Richmond History – The American Revolution and the Civil War
Richmond played a crucial role during the Independence War: it was the place where the “Liberty or death” speech was delivered by Patrick Henry. Also, Richmond became Virginia’s temporary capital during the war, because the state’s original capital, Williamsburg, was situated in a less tactical position (for more information on Williamsburg, see the Williamsburg Travel Guide and Williamsburg History articles). Virginia State Capitol building, Richmond’s most important historical landmark, also dates from the American Revolution and was designed by Thomas Jefferson himself. By the beginning of the 19th century, Richmond was a thriving community. The construction of the James River and Kanawha Canal helped commerce prosper, making Richmond one of the biggest manufacturing centers in the US. Richmond was also a strategic location in the slave commerce: in 1848, a man tried to escape slavery by traveling from Richmond to Philadelphia in a wooden box – Henry Box Brown is known legend. During the Civil War, Richmond had an important role as a confederate town. As the last bastion of the confederate army, Richmond was burnt down by the retreating army of General Lee. Immediately after the war ended, President Abraham Lincoln paid a visit in Richmond, in order to consolidate his position.
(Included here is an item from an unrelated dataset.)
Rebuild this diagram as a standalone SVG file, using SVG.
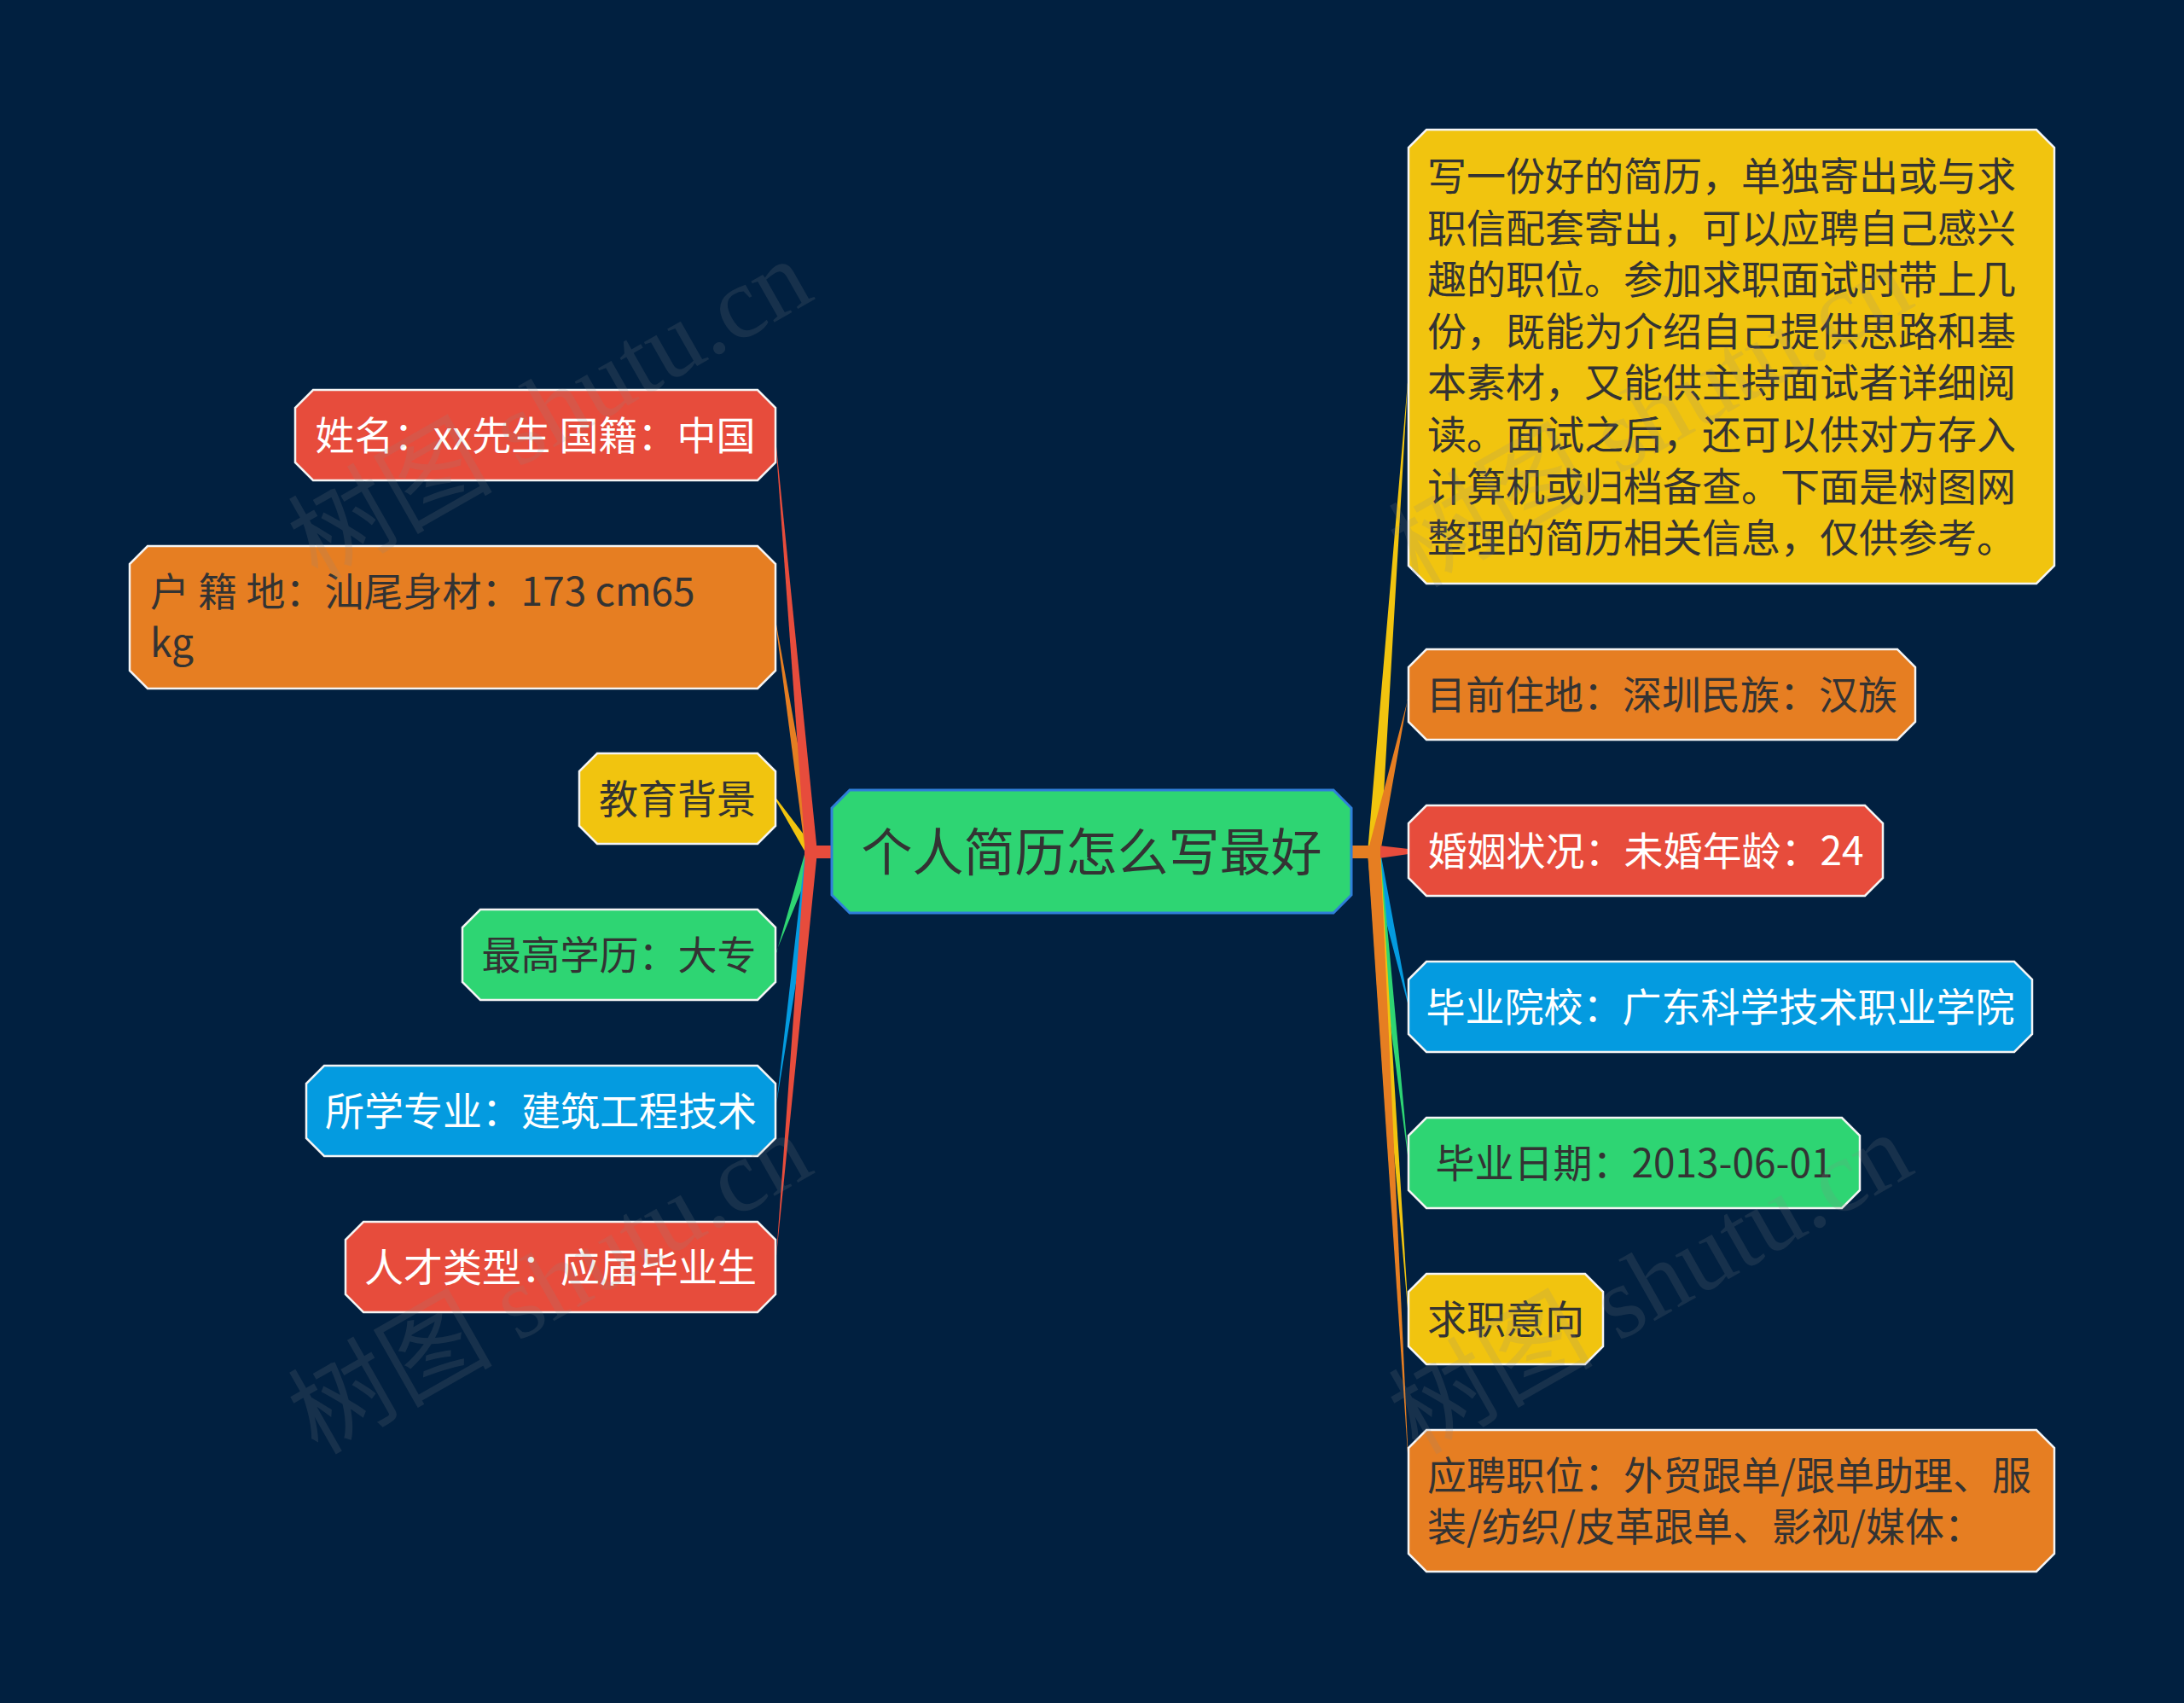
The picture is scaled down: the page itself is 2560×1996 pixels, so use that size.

Richmond History – Modern Richmond
During the 20th century, Richmond history was to a lesser extent dramatic: the city continued to grow, adding new neighborhoods and diversifying its economic activities. In the early 1900s, Richmond was one of the most densely populated cities of the nation, and the first city to have a woman bank president, represented by Maggie L. Walker an African-American business woman. During the last years, the restoration of the James-Kanawha Canal was finished, giving a new boost to the downtown business with over 2 kilometers of new residences, shops and restaurants.